WHAT IS REQUIRED
Retype the lines beneath this one, from the first through the line containing "(dBot) -- (dTop);". Pictures are left out.

DATA LINES

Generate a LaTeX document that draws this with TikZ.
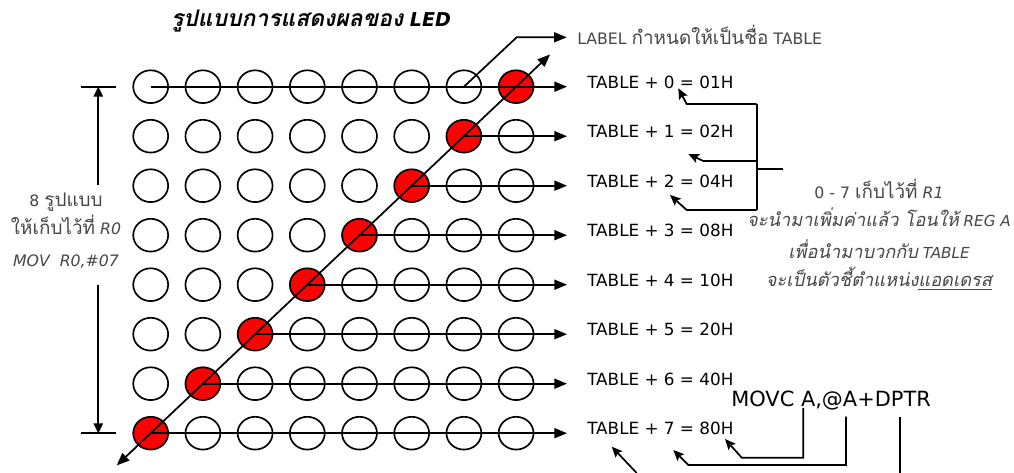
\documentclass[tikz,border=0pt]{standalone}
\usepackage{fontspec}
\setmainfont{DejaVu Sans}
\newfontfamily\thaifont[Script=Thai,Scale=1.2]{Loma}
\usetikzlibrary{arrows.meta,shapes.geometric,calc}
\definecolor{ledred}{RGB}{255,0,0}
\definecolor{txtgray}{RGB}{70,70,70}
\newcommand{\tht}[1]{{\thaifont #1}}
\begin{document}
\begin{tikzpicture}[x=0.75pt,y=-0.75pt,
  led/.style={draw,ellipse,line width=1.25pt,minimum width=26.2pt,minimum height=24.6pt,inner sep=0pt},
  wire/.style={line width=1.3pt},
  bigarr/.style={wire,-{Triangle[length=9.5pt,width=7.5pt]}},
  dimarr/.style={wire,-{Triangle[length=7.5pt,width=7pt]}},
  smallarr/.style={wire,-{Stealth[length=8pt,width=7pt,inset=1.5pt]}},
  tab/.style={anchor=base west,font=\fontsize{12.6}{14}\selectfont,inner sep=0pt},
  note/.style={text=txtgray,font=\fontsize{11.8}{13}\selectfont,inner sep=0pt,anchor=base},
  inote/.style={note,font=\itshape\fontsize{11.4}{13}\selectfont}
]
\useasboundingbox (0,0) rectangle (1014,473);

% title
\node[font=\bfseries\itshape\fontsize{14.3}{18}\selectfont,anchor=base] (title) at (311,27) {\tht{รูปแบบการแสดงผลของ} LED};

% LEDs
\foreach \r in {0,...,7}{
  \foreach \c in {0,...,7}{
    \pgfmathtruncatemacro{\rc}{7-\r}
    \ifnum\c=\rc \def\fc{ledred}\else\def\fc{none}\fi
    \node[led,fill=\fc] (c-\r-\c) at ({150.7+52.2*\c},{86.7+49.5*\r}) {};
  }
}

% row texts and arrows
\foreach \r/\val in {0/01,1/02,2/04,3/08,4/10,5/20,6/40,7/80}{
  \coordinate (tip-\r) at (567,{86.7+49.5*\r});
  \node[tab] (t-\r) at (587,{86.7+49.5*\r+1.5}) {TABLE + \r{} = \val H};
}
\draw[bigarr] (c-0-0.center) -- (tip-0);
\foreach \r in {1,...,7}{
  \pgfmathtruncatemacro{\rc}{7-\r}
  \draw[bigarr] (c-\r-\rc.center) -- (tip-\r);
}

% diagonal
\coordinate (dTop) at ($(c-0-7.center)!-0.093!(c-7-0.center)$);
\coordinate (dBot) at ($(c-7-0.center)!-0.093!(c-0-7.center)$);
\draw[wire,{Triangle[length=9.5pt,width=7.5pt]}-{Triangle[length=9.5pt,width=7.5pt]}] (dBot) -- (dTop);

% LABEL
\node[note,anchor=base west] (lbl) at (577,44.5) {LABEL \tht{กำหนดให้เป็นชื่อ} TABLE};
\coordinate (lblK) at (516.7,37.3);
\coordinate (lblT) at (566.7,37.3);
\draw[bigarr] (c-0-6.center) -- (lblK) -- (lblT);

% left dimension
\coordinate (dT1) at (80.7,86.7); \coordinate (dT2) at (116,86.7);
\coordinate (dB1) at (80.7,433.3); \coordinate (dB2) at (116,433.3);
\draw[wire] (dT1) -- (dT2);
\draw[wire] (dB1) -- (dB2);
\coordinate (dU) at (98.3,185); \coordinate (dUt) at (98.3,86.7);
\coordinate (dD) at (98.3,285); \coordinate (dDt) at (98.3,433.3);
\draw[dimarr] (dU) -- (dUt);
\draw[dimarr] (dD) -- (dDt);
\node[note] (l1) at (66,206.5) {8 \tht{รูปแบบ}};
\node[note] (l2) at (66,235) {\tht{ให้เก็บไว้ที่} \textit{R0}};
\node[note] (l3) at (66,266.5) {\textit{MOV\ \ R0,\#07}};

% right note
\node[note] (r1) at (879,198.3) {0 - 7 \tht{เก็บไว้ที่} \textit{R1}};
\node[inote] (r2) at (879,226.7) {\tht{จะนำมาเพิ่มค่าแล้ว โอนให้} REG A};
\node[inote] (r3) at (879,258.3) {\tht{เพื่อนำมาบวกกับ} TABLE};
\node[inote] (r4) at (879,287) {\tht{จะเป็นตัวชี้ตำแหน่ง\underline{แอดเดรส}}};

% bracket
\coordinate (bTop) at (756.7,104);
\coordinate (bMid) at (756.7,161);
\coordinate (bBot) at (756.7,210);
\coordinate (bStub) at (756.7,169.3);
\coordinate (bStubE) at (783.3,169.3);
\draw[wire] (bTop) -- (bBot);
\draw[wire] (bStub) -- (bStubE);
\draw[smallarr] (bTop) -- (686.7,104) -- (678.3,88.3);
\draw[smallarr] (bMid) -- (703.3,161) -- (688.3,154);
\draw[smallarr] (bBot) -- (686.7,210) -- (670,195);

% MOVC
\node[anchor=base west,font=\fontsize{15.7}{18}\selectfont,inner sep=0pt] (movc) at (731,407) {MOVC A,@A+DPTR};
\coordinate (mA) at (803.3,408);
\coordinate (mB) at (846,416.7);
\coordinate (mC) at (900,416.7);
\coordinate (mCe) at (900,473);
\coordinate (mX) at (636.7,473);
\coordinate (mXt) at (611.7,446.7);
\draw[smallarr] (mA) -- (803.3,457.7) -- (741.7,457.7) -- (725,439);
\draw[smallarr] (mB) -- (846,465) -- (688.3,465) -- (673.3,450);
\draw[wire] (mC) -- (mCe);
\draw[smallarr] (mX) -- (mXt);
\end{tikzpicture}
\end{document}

RESPONSE
Generate a LaTeX document that draws this with TikZ.
\documentclass[tikz,border=0pt]{standalone}
\usepackage{fontspec}
\setmainfont{DejaVu Sans}
\newfontfamily\thaifont[Script=Thai,Scale=1.2]{Loma}
\usetikzlibrary{arrows.meta,shapes.geometric,calc}
\definecolor{ledred}{RGB}{255,0,0}
\definecolor{txtgray}{RGB}{70,70,70}
\newcommand{\tht}[1]{{\thaifont #1}}
\begin{document}
\begin{tikzpicture}[x=0.75pt,y=-0.75pt,
  led/.style={draw,ellipse,line width=1.25pt,minimum width=26.2pt,minimum height=24.6pt,inner sep=0pt},
  wire/.style={line width=1.3pt},
  bigarr/.style={wire,-{Triangle[length=9.5pt,width=7.5pt]}},
  dimarr/.style={wire,-{Triangle[length=7.5pt,width=7pt]}},
  smallarr/.style={wire,-{Stealth[length=8pt,width=7pt,inset=1.5pt]}},
  tab/.style={anchor=base west,font=\fontsize{12.6}{14}\selectfont,inner sep=0pt},
  note/.style={text=txtgray,font=\fontsize{11.8}{13}\selectfont,inner sep=0pt,anchor=base},
  inote/.style={note,font=\itshape\fontsize{11.4}{13}\selectfont}
]
\useasboundingbox (0,0) rectangle (1014,473);

% title
\node[font=\bfseries\itshape\fontsize{14.3}{18}\selectfont,anchor=base] (title) at (311,27) {\tht{รูปแบบการแสดงผลของ} LED};

% LEDs
\foreach \r in {0,...,7}{
  \foreach \c in {0,...,7}{
    \pgfmathtruncatemacro{\rc}{7-\r}
    \ifnum\c=\rc \def\fc{ledred}\else\def\fc{none}\fi
    \node[led,fill=\fc] (c-\r-\c) at ({150.7+52.2*\c},{86.7+49.5*\r}) {};
  }
}

% row texts and arrows
\foreach \r/\val in {0/01,1/02,2/04,3/08,4/10,5/20,6/40,7/80}{
  \coordinate (tip-\r) at (567,{86.7+49.5*\r});
  \node[tab] (t-\r) at (587,{86.7+49.5*\r+1.5}) {TABLE + \r{} = \val H};
}
\draw[bigarr] (c-0-0.center) -- (tip-0);
\foreach \r in {1,...,7}{
  \pgfmathtruncatemacro{\rc}{7-\r}
  \draw[bigarr] (c-\r-\rc.center) -- (tip-\r);
}

% diagonal
\coordinate (dTop) at ($(c-0-7.center)!-0.093!(c-7-0.center)$);
\coordinate (dBot) at ($(c-7-0.center)!-0.093!(c-0-7.center)$);
\draw[wire,{Triangle[length=9.5pt,width=7.5pt]}-{Triangle[length=9.5pt,width=7.5pt]}] (dBot) -- (dTop);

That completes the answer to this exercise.